En général, je suis très optimiste dà l’égard e ce secteur. Si l’on se fie aux prévisions des grands acteurs du secteur, ils auront besoin de plus de 40 000 nouveaux avions au cours des 20 prochaines années. Il s’agira d’avions de remplacement des appareils qui sortent de la flotte, qui sont trop vieux pour être exploités et qui vont sortir du parc. Et il y aura aussi une partie qui sera consacrée à la nouvelle expansion.
On s’attend à ce que le secteur du transport aérien continue de croître. Si on examine les cinq à huit dernières années d’avant la pandémie, la croissance du trafic aérien de passagers a été de 5 % à 6 % par année. Les prévisions sont un peu plus basses.
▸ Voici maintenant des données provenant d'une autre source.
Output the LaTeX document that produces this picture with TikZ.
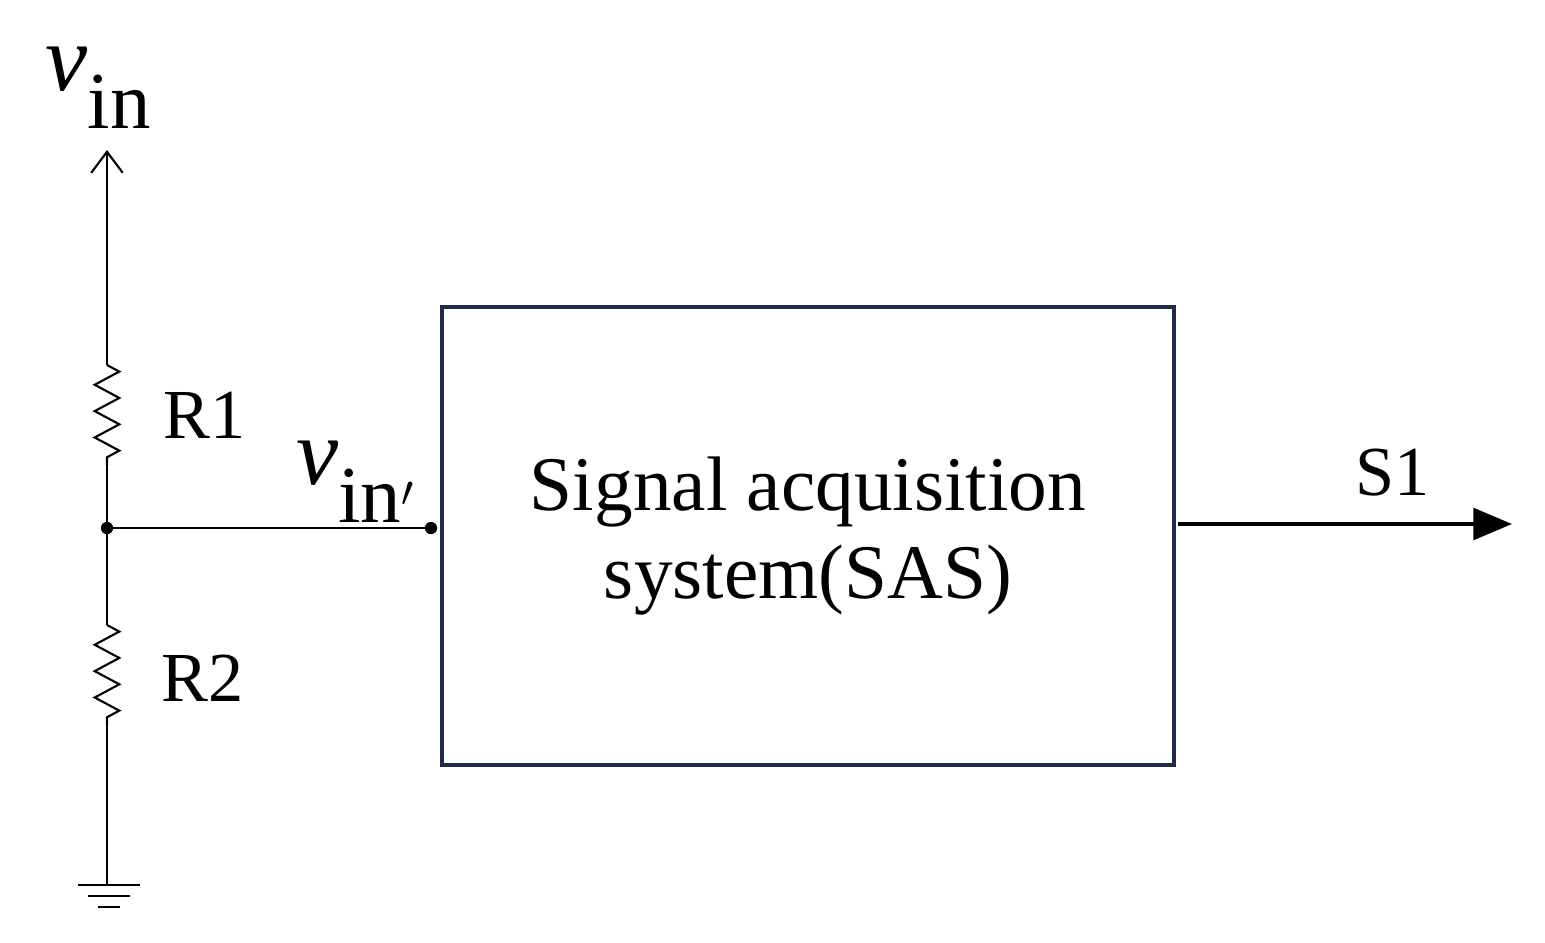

Elles se situent entre 4 % et 5 %. Mais il s’agit toujours d’une assez bonne croissance du chiffre d’affaires.
Et c’est très prévisible, car le transport aérien est accessible à un plus grand nombre de personnes dans les pays d’Afrique ou d’Asie du Sud-Est alors que, traditionnellement, cette population était un peu exclue du marché parce c’est cher de prendre l’avion, mais comme le prix des billets d’avion a diminué au cours des 10 ou 20 dernières années, c’est beaucoup plus accessible. On s’attend donc à ce type de croissance sur les 20, 30 ou 40 prochaines années.